**Raw data:**
↓↓↓

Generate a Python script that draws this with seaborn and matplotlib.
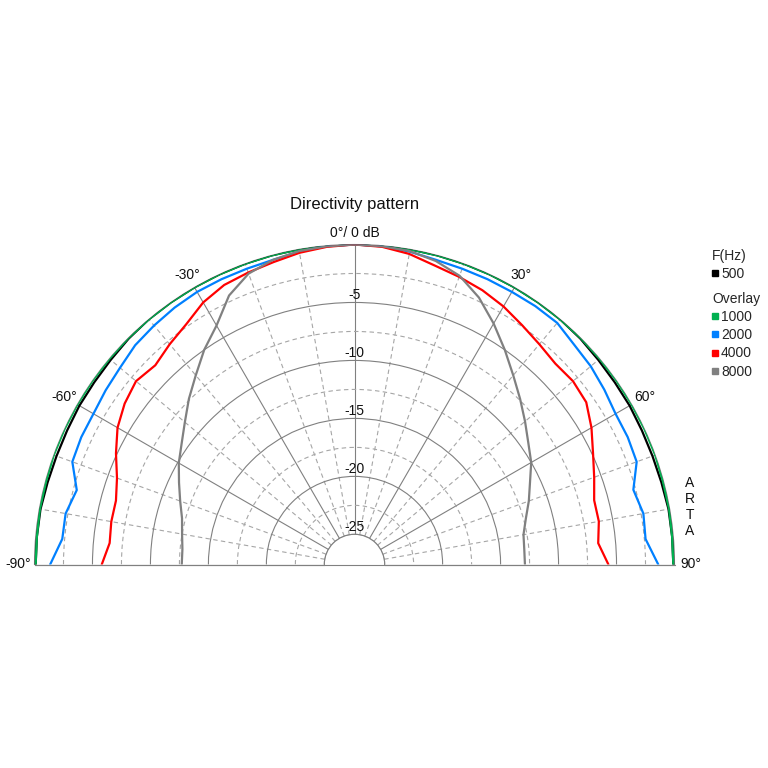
import numpy as np
import matplotlib
matplotlib.use("Agg")
import matplotlib.pyplot as plt
from matplotlib.lines import Line2D
import seaborn as sns

# ---------------- data (dB relative to 0 deg) ----------------
angles_deg = [-90, -85, -80, -75, -70, -65, -60, -55, -50, -45, -40, -35, -30, -25, -20, -15, -10, -5,
              0, 5, 10, 15, 20, 25, 30, 35, 40, 45, 50, 55, 60, 65, 70, 75, 80, 85, 90]

f500 = [-0.1, -0.1, -0.1, -0.2, -0.25, -0.25, -0.2, -0.2, -0.15, -0.05, 0.0, 0.0, 0.0, 0.0, 0.0, 0.0, 0.0, 0.0,
        0.0, 0.0, 0.0, 0.0, 0.0, 0.0, 0.0, 0.0, 0.0, -0.05, -0.15, -0.2, -0.2, -0.25, -0.25, -0.2, -0.1, -0.1, -0.1]

f1000 = [-0.1, -0.1, -0.05, -0.05, 0.0, 0.0, 0.0, 0.0, 0.0, 0.0, 0.0, 0.0, 0.0, 0.0, 0.0, 0.0, 0.0, 0.0,
         0.0, 0.0, 0.0, 0.0, 0.0, 0.0, 0.0, 0.0, 0.0, 0.0, 0.0, 0.0, 0.0, 0.0, 0.0, -0.05, -0.05, -0.1, -0.1]

f2000 = [-1.35, -2.3, -2.3, -2.8, -1.7, -1.6, -1.6, -1.4, -1.2, -0.85, -0.7, -0.55, -0.45, -0.45, -0.45, -0.4, -0.2, -0.05,
         0.0, -0.05, -0.2, -0.4, -0.45, -0.45, -0.45, -0.4, -0.4, -0.8, -1.0, -1.3, -1.6, -1.6, -1.7, -2.7, -2.3, -2.4, -1.4]

f4000 = [-5.8, -6.4, -6.3, -6.3, -5.8, -4.9, -4.0, -3.4, -3.0, -3.3, -2.8, -2.3, -1.5, -1.0, -0.8, -0.6, -0.3, -0.1,
         0.0, -0.1, -0.4, -0.9, -1.2, -1.5, -1.9, -2.4, -2.8, -3.1, -3.0, -3.2, -4.0, -4.9, -5.6, -6.2, -6.2, -6.5, -5.7]

f8000 = [-12.7, -12.7, -12.5, -12.2, -11.6, -10.9, -10.1, -9.4, -8.5, -7.4, -6.3, -5.0, -3.8, -2.0, -0.9, -0.4, -0.15, -0.05,
         0.0, -0.05, -0.15, -0.5, -1.1, -2.2, -3.6, -5.0, -6.3, -7.4, -8.4, -9.3, -10.0, -10.9, -11.6, -12.3, -12.8, -12.9, -12.9]

freq_labels = ["500", "1000", "2000", "4000", "8000"]
series = [f500, f1000, f2000, f4000, f8000]
colors = ["#000000", "#00B050", "#0080FF", "#FF0000", "#808080"]

r_major = [-25, -20, -15, -10, -5, 0]
r_minor = [-22.5, -17.5, -12.5, -7.5, -2.5]
r_labels = [-5, -10, -15, -20, -25]
theta_major = [-90, -60, -30, 0, 30, 60, 90]
theta_minor = [-80, -70, -50, -40, -20, -10, 10, 20, 40, 50, 70, 80]
theta_labels = ["-90°", "-60°", "-30°", "0°/ 0 dB", "30°", "60°", "90°"]

# ---------------- style ----------------
sns.set_style("white")
plt.rcParams['font.family'] = ['Liberation Sans', 'DejaVu Sans']

W = 768.0
fig = plt.figure(figsize=(7.68, 7.68), dpi=100)
ax = fig.add_axes([34.5 / W, 43.5 / W, 640 / W, 640 / W], projection='polar')

theta = np.deg2rad(angles_deg)
for vals, col in zip(series, colors):
    sns.lineplot(x=theta, y=vals, ax=ax, color=col, lw=1.6, sort=False,
                 estimator=None, legend=False, zorder=3)

ax.set_theta_zero_location('N')
ax.set_theta_direction(-1)
ax.set_thetamin(-90)
ax.set_thetamax(90)
ax.set_ylim(-25, 0)
ax.set_rorigin(-27.6)
ax.set_xlabel("")
ax.set_ylabel("")

grid_col = "#808080"
dash_col = "#a6a6a6"
ax.set_xticks(np.deg2rad(theta_major))
ax.set_xticks(np.deg2rad(theta_minor), minor=True)
ax.set_yticks(r_major)
ax.set_yticks(r_minor, minor=True)
ax.set_xticklabels([])
ax.set_yticklabels([])
ax.tick_params(which='both', length=0)
ax.grid(which='major', color=grid_col, lw=0.8, ls='-')
ax.grid(which='minor', color=dash_col, lw=0.8, ls=(0, (4, 3)))
for sp in ax.spines.values():
    sp.set_color(grid_col)
    sp.set_linewidth(0.8)
# baseline across the inner hole
ax.plot([0, 1], [0.25, 0.25], transform=ax.transAxes, color=grid_col, lw=0.8, zorder=1, clip_on=False)

# radial labels along 0 deg
for v in r_labels:
    ax.text(0, v + 0.67, str(v), ha='center', va='center', fontsize=10, color='#111111')

# angle labels
offs = [1.4, 1.35, 1.2, 1.0, 1.2, 1.35, 1.4]
for a, lab, o in zip(theta_major, theta_labels, offs):
    ax.text(np.deg2rad(a), o, lab, ha='center', va='center', fontsize=10, color='#111111')

fig.text(355 / W, 1 - 204 / W, "Directivity pattern", ha='center', va='center', fontsize=12, color='#111111')

# ARTA vertical
for ch, y in zip("ARTA", [483, 499, 515, 531]):
    fig.text(690 / W, 1 - y / W, ch, ha='center', va='center', fontsize=10, color='#111111')

# legends
def handle(c):
    return Line2D([], [], ls='none', marker='s', markersize=4, markerfacecolor=c, markeredgecolor=c)

leg_kw = dict(loc='upper left', frameon=False, fontsize=10, title_fontsize=10, handlelength=0.5,
              handletextpad=0.15, borderpad=0, borderaxespad=0, labelspacing=0.3, alignment='left')
fig.legend([handle(colors[0])], [freq_labels[0]], title="F(Hz)",
           bbox_to_anchor=(712 / W, 1 - 249 / W), **leg_kw)
fig.legend([handle(c) for c in colors[1:]], freq_labels[1:], title="Overlay",
           bbox_to_anchor=(712 / W, 1 - 292 / W), **leg_kw)

fig.savefig("out.png", dpi=100, facecolor='white')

↑↑↑

**Prompt:** Produce an exact copy of each line of data, skipping embedded images.

**Output for this task:**
Generate a Python script that draws this with seaborn and matplotlib.
import numpy as np
import matplotlib
matplotlib.use("Agg")
import matplotlib.pyplot as plt
from matplotlib.lines import Line2D
import seaborn as sns

# ---------------- data (dB relative to 0 deg) ----------------
angles_deg = [-90, -85, -80, -75, -70, -65, -60, -55, -50, -45, -40, -35, -30, -25, -20, -15, -10, -5,
              0, 5, 10, 15, 20, 25, 30, 35, 40, 45, 50, 55, 60, 65, 70, 75, 80, 85, 90]

f500 = [-0.1, -0.1, -0.1, -0.2, -0.25, -0.25, -0.2, -0.2, -0.15, -0.05, 0.0, 0.0, 0.0, 0.0, 0.0, 0.0, 0.0, 0.0,
        0.0, 0.0, 0.0, 0.0, 0.0, 0.0, 0.0, 0.0, 0.0, -0.05, -0.15, -0.2, -0.2, -0.25, -0.25, -0.2, -0.1, -0.1, -0.1]

f1000 = [-0.1, -0.1, -0.05, -0.05, 0.0, 0.0, 0.0, 0.0, 0.0, 0.0, 0.0, 0.0, 0.0, 0.0, 0.0, 0.0, 0.0, 0.0,
         0.0, 0.0, 0.0, 0.0, 0.0, 0.0, 0.0, 0.0, 0.0, 0.0, 0.0, 0.0, 0.0, 0.0, 0.0, -0.05, -0.05, -0.1, -0.1]

f2000 = [-1.35, -2.3, -2.3, -2.8, -1.7, -1.6, -1.6, -1.4, -1.2, -0.85, -0.7, -0.55, -0.45, -0.45, -0.45, -0.4, -0.2, -0.05,
         0.0, -0.05, -0.2, -0.4, -0.45, -0.45, -0.45, -0.4, -0.4, -0.8, -1.0, -1.3, -1.6, -1.6, -1.7, -2.7, -2.3, -2.4, -1.4]

f4000 = [-5.8, -6.4, -6.3, -6.3, -5.8, -4.9, -4.0, -3.4, -3.0, -3.3, -2.8, -2.3, -1.5, -1.0, -0.8, -0.6, -0.3, -0.1,
         0.0, -0.1, -0.4, -0.9, -1.2, -1.5, -1.9, -2.4, -2.8, -3.1, -3.0, -3.2, -4.0, -4.9, -5.6, -6.2, -6.2, -6.5, -5.7]

f8000 = [-12.7, -12.7, -12.5, -12.2, -11.6, -10.9, -10.1, -9.4, -8.5, -7.4, -6.3, -5.0, -3.8, -2.0, -0.9, -0.4, -0.15, -0.05,
         0.0, -0.05, -0.15, -0.5, -1.1, -2.2, -3.6, -5.0, -6.3, -7.4, -8.4, -9.3, -10.0, -10.9, -11.6, -12.3, -12.8, -12.9, -12.9]

freq_labels = ["500", "1000", "2000", "4000", "8000"]
series = [f500, f1000, f2000, f4000, f8000]
colors = ["#000000", "#00B050", "#0080FF", "#FF0000", "#808080"]

r_major = [-25, -20, -15, -10, -5, 0]
r_minor = [-22.5, -17.5, -12.5, -7.5, -2.5]
r_labels = [-5, -10, -15, -20, -25]
theta_major = [-90, -60, -30, 0, 30, 60, 90]
theta_minor = [-80, -70, -50, -40, -20, -10, 10, 20, 40, 50, 70, 80]
theta_labels = ["-90°", "-60°", "-30°", "0°/ 0 dB", "30°", "60°", "90°"]

# ---------------- style ----------------
sns.set_style("white")
plt.rcParams['font.family'] = ['Liberation Sans', 'DejaVu Sans']

W = 768.0
fig = plt.figure(figsize=(7.68, 7.68), dpi=100)
ax = fig.add_axes([34.5 / W, 43.5 / W, 640 / W, 640 / W], projection='polar')

theta = np.deg2rad(angles_deg)
for vals, col in zip(series, colors):
    sns.lineplot(x=theta, y=vals, ax=ax, color=col, lw=1.6, sort=False,
                 estimator=None, legend=False, zorder=3)

ax.set_theta_zero_location('N')
ax.set_theta_direction(-1)
ax.set_thetamin(-90)
ax.set_thetamax(90)
ax.set_ylim(-25, 0)
ax.set_rorigin(-27.6)
ax.set_xlabel("")
ax.set_ylabel("")

grid_col = "#808080"
dash_col = "#a6a6a6"
ax.set_xticks(np.deg2rad(theta_major))
ax.set_xticks(np.deg2rad(theta_minor), minor=True)
ax.set_yticks(r_major)
ax.set_yticks(r_minor, minor=True)
ax.set_xticklabels([])
ax.set_yticklabels([])
ax.tick_params(which='both', length=0)
ax.grid(which='major', color=grid_col, lw=0.8, ls='-')
ax.grid(which='minor', color=dash_col, lw=0.8, ls=(0, (4, 3)))
for sp in ax.spines.values():
    sp.set_color(grid_col)
    sp.set_linewidth(0.8)
# baseline across the inner hole
ax.plot([0, 1], [0.25, 0.25], transform=ax.transAxes, color=grid_col, lw=0.8, zorder=1, clip_on=False)

# radial labels along 0 deg
for v in r_labels:
    ax.text(0, v + 0.67, str(v), ha='center', va='center', fontsize=10, color='#111111')

# angle labels
offs = [1.4, 1.35, 1.2, 1.0, 1.2, 1.35, 1.4]
for a, lab, o in zip(theta_major, theta_labels, offs):
    ax.text(np.deg2rad(a), o, lab, ha='center', va='center', fontsize=10, color='#111111')

fig.text(355 / W, 1 - 204 / W, "Directivity pattern", ha='center', va='center', fontsize=12, color='#111111')

# ARTA vertical
for ch, y in zip("ARTA", [483, 499, 515, 531]):
    fig.text(690 / W, 1 - y / W, ch, ha='center', va='center', fontsize=10, color='#111111')

# legends
def handle(c):
    return Line2D([], [], ls='none', marker='s', markersize=4, markerfacecolor=c, markeredgecolor=c)

leg_kw = dict(loc='upper left', frameon=False, fontsize=10, title_fontsize=10, handlelength=0.5,
              handletextpad=0.15, borderpad=0, borderaxespad=0, labelspacing=0.3, alignment='left')
fig.legend([handle(colors[0])], [freq_labels[0]], title="F(Hz)",
           bbox_to_anchor=(712 / W, 1 - 249 / W), **leg_kw)
fig.legend([handle(c) for c in colors[1:]], freq_labels[1:], title="Overlay",
           bbox_to_anchor=(712 / W, 1 - 292 / W), **leg_kw)

fig.savefig("out.png", dpi=100, facecolor='white')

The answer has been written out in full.